Except it was weird, because it wasn’t always him, or it wasn’t only him. His heroes were always fictionalised versions of who he had wanted to be when he was younger, but given the names and faces of his own younger fans and friends. He was a ghost, haunting the pages and hungry for flesh to inhabit. This is the fictional me that never was; I was, I can admit to myself now, desperate to be included in one of his stories; to have a new and simple and understandable life in his world that was miles away from the incomprehensible horror of my own. I probably could have too, I was invited to his wedding after he came back from running away. I could have stayed friends and thrown his partner under the bus, pretended her hurt didn’t matter compared to the dazzling gleam of unreality. I’m still in touch with her, I haven’t seen him since, except awkwardly, in the street, ‘we must catch up’.

If a monster creates a fiction, but that fiction is not monstrous, how do we process it? What does it mean to be soothed by the mindscapes of the terrible? I find myself never wanting to know the people who create because the act of creation is one of violence itself, tearing the stuff of the world from its path of gentle decay. The conservation of energy means that the act of creation hastens the rate of entropy. It is a supreme arrogance to believe that you have something to say, and yet I am grateful, pathetically so, to those who say something anyway. Who provide fantastic spaces for me to hide parts of myself in, squirreling them away like a lich's phylactery so that even as I feel I can no longer be part of the world, there will be a nugget of my reality alive in the undying fictional landscapes.

The Gmork is a fictional monster who destroys fiction. He was another fictional me. His existence, bound to do the work of the Nothing and end the Neverending Story, was anathema to itself, and yet he persisted. Persistence doesn't seem to count for much these days though. He failed, which left him alive but trapped still in the fake. It was the Luck Dragon that made it out into the real world, free to monster some bully boys. Even our heroes are locations of violence and anger and pain.

I write for an audience when I write things like this, which means it's hard to remember how much is true and how much is for effect. It's not confessional if it is all an act, but it isn't fictional if it is real life. The moments are true, but presented in the wrong order. Sometimes a feeling becomes an action and sometimes an action is elided into a nothing. When we play games with ourselves as protagonist our lives become a jigsaw. Maybe I should only write for myself but I find the shared storytelling of the tabletop a hard drug to refuse. I would be a better person if I was more contained in my own corporeal vessel.
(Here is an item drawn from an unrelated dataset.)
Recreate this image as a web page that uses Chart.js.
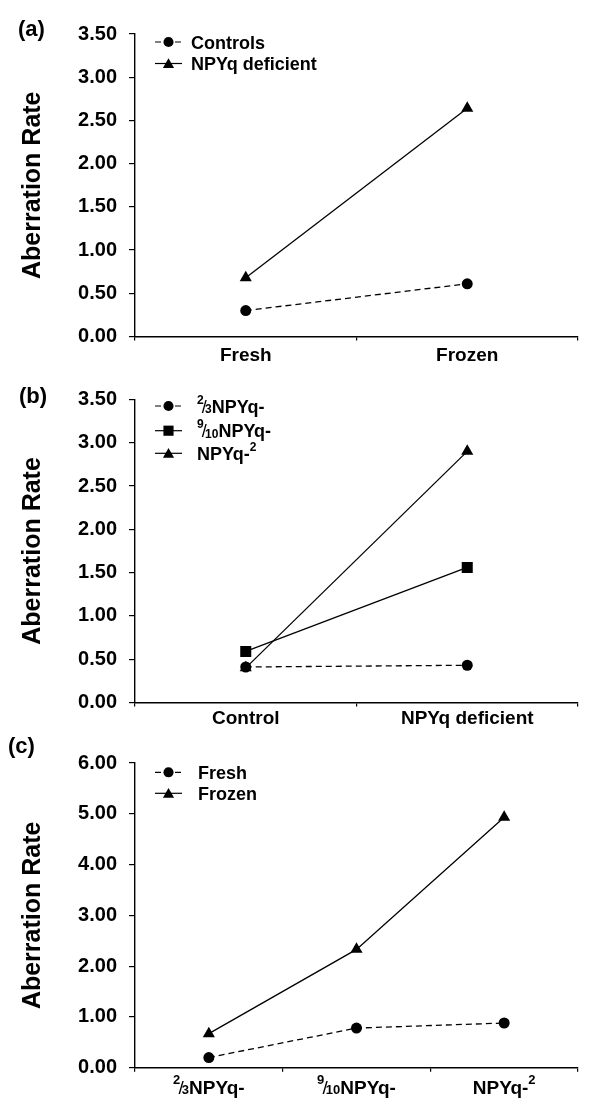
<!DOCTYPE html>
<html><head><meta charset="utf-8">
<script src="https://cdn.jsdelivr.net/npm/chart.js@4.4.1/dist/chart.umd.min.js"></script>
<style>
html,body{margin:0;padding:0;background:#fff;width:600px;height:1106px;overflow:hidden}
.p{position:absolute;left:0;width:600px}
</style></head><body>
<div class="p" style="top:0;height:372px"><canvas id="ca"></canvas></div>
<div class="p" style="top:372px;height:358px"><canvas id="cb"></canvas></div>
<div class="p" style="top:730px;height:376px"><canvas id="cc"></canvas></div>
<script>
// ---------- data ----------
const catsA = ['Fresh', 'Frozen'];
const controlsA = [0.30, 0.61];
const deficientA = [0.68, 2.64];
const yTicksA = [0, 0.5, 1, 1.5, 2, 2.5, 3, 3.5];

const catsB = ['Control', 'NPYq deficient'];
const twoThirdsB = [0.41, 0.43];
const nineTenthsB = [0.59, 1.56];
const npyq2B = [0.40, 2.90];
const yTicksB = [0, 0.5, 1, 1.5, 2, 2.5, 3, 3.5];

const catsC = ['^{2}~{/}_{3}NPYq-', '^{9}~{/}_{10}NPYq-', 'NPYq-^{2}'];
const freshC = [0.20, 0.78, 0.88];
const frozenC = [0.67, 2.33, 4.93];
const yTicksC = [0, 1, 2, 3, 4, 5, 6];

const FF = '"Liberation Sans", Arial, Helvetica, sans-serif';

// ---------- rich text (super/subscripts) ----------
function parseRich(s){
  const out=[]; const re=/([\^_~])\{([^}]*)\}/g; let last=0, m;
  while((m=re.exec(s))){
    if(m.index>last) out.push({t:'n', s:s.slice(last,m.index)});
    out.push({t:m[1], s:m[2]}); last=re.lastIndex;
  }
  if(last<s.length) out.push({t:'n', s:s.slice(last)});
  return out;
}
function segFont(t,size){
  if(t==='n') return 'bold '+size+'px '+FF;
  if(t==='^'||t==='_') return 'bold '+Math.round(size*0.68)+'px '+FF;
  return size+'px '+FF;
}
function segRaise(t,size){ return t==='^' ? size*0.5 : (t==='_' ? -size*0.04 : 0); }
function segKern(t,size){ return t==='~' ? -size*0.1 : 0; }
function drawRich(ctx,s,x,y,size,align){
  const segs=parseRich(s); let w=0;
  segs.forEach(g=>{ctx.font=segFont(g.t,size); g.w=ctx.measureText(g.s).width+2*segKern(g.t,size); w+=g.w;});
  let cx = align==='center' ? x-w/2 : x;
  ctx.textBaseline='alphabetic'; ctx.textAlign='left'; ctx.fillStyle='#000';
  segs.forEach(g=>{ctx.font=segFont(g.t,size); ctx.fillText(g.s, cx+segKern(g.t,size), y-segRaise(g.t,size)); cx+=g.w;});
}

// ---------- markers ----------
function drawMarker(ctx, style, r, x, y){
  ctx.save(); ctx.fillStyle='#000'; ctx.beginPath();
  if(style==='circle'){ ctx.arc(x,y,r,0,Math.PI*2); }
  else if(style==='triangle'){
    for(let k=0;k<3;k++){ const a=k*2*Math.PI/3; const px=x+Math.sin(a)*r, py=y-Math.cos(a)*r; if(k===0) ctx.moveTo(px,py); else ctx.lineTo(px,py);} ctx.closePath();
  } else { const s=Math.SQRT1_2*r; ctx.rect(x-s,y-s,2*s,2*s); }
  ctx.fill(); ctx.restore();
}

function makeChart(id, cfg){
  const deco = {
    id:'deco'+id,
    afterDraw(chart){
      const ctx=chart.ctx; ctx.save();
      // panel label
      ctx.fillStyle='#000'; ctx.font='bold 22px '+FF; ctx.textAlign='left'; ctx.textBaseline='middle';
      ctx.fillText(cfg.panel, cfg.panelX, cfg.panelY);
      // legend
      cfg.series.forEach((s,i)=>{
        const y=cfg.legY[i], x0=155, x1=182, xm=(x0+x1)/2;
        ctx.save(); ctx.strokeStyle='#000'; ctx.lineWidth=1.2; ctx.setLineDash(s.dash?[6,4]:[]);
        ctx.beginPath(); ctx.moveTo(x0,y); ctx.lineTo(x1,y); ctx.stroke(); ctx.restore();
        drawMarker(ctx, s.marker, s.r*0.92, xm, y + (s.marker==='triangle'?1.2:0));
        drawRich(ctx, s.label, cfg.legTextX, y+6.5, 18, 'left');
      });
      // rich x labels
      if(cfg.richX){
        const xs=chart.scales.x;
        cfg.labels.forEach((l,i)=>{ drawRich(ctx, l, xs.getPixelForValue(i), xs.top+26, 19, 'center'); });
      }
      ctx.restore();
    }
  };
  return new Chart(document.getElementById(id), {
    type:'line',
    data:{
      labels: cfg.labels,
      datasets: cfg.series.map(s=>({
        label:s.label, data:s.data, borderColor:'#000', backgroundColor:'#000', borderWidth:1.3,
        borderDash:s.dash?[6,4]:[], pointStyle:s.marker, pointRadius:s.r, pointHoverRadius:s.r,
        pointBackgroundColor:'#000', pointBorderColor:'#000', pointBorderWidth:0, tension:0, fill:false
      }))
    },
    options:{
      responsive:true, maintainAspectRatio:false, animation:false, events:[],
      layout:{padding:{top:cfg.padTop, right:22, left:0, bottom:0}},
      plugins:{legend:{display:false}, tooltip:{enabled:false}},
      scales:{
        x:{
          offset:true,
          grid:{offset:true, display:true, drawOnChartArea:false, drawTicks:true, tickLength:4, color:'#000', lineWidth:1.2},
          border:{display:true, color:'#000', width:1.4},
          ticks:{display:!cfg.richX, color:'#000', font:{family:FF, size:19, weight:'bold', lineHeight:1}, padding:cfg.xPad, maxRotation:0, autoSkip:false},
          afterFit:s=>{s.height=cfg.xH;}
        },
        y:{
          min:cfg.yTicks[0], max:cfg.yTicks[cfg.yTicks.length-1],
          afterBuildTicks:s=>{s.ticks=cfg.yTicks.map(v=>({value:v}));},
          ticks:{color:'#000', font:{family:FF, size:20, weight:'bold'}, padding:12, callback:v=>Number(v).toFixed(2)},
          grid:{display:true, drawOnChartArea:false, drawTicks:true, tickLength:6, color:'#000', lineWidth:1.2},
          border:{display:true, color:'#000', width:1.4},
          title:{display:true, text:'Aberration Rate', color:'#000', font:{family:FF, size:25, weight:'bold', lineHeight:1}, padding:{top:21, bottom:0}},
          afterFit:s=>{s.width=135;}
        }
      }
    },
    plugins:[deco]
  });
}

makeChart('ca', {
  panel:'(a)', panelX:18, panelY:30, labels:catsA, yTicks:yTicksA, padTop:34, xH:35.5, xPad:5.5,
  legY:[42, 63.5], legTextX:191,
  series:[
    {label:'Controls', data:controlsA, marker:'circle', r:5.5, dash:true},
    {label:'NPYq deficient', data:deficientA, marker:'triangle', r:7, dash:false}
  ]
});
makeChart('cb', {
  panel:'(b)', panelX:19, panelY:25, labels:catsB, yTicks:yTicksB, padTop:27.4, xH:27.5, xPad:2.5,
  legY:[34, 58.7, 81.3], legTextX:197,
  series:[
    {label:'^{2}~{/}_{3}NPYq-', data:twoThirdsB, marker:'circle', r:5.5, dash:true},
    {label:'^{9}~{/}_{10}NPYq-', data:nineTenthsB, marker:'rect', r:7.8, dash:false},
    {label:'NPYq-^{2}', data:npyq2B, marker:'triangle', r:7, dash:false}
  ]
});
makeChart('cc', {
  panel:'(c)', panelX:8, panelY:17, labels:catsC, yTicks:yTicksC, padTop:33, xH:38.3, xPad:5, richX:true,
  legY:[42.3, 63.3], legTextX:198,
  series:[
    {label:'Fresh', data:freshC, marker:'circle', r:5.5, dash:true},
    {label:'Frozen', data:frozenC, marker:'triangle', r:7, dash:false}
  ]
});
</script>
</body></html>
The real fictional me is the one that is really real. Fiction makes sense because you can understand why someone might have done something, even if the answer is because that's what the plot needed to happen. Real life doesn't have a plot. It isn't like you can fuck and kill to your heart’s content and the binding teleology will still wrap you close and tight and present you to the final boss anyway. No matter how often I put my own skin onto the pre-rendered flesh life keeps ticking away. Fiction may be a monster factory, but it is out here that they truly reside.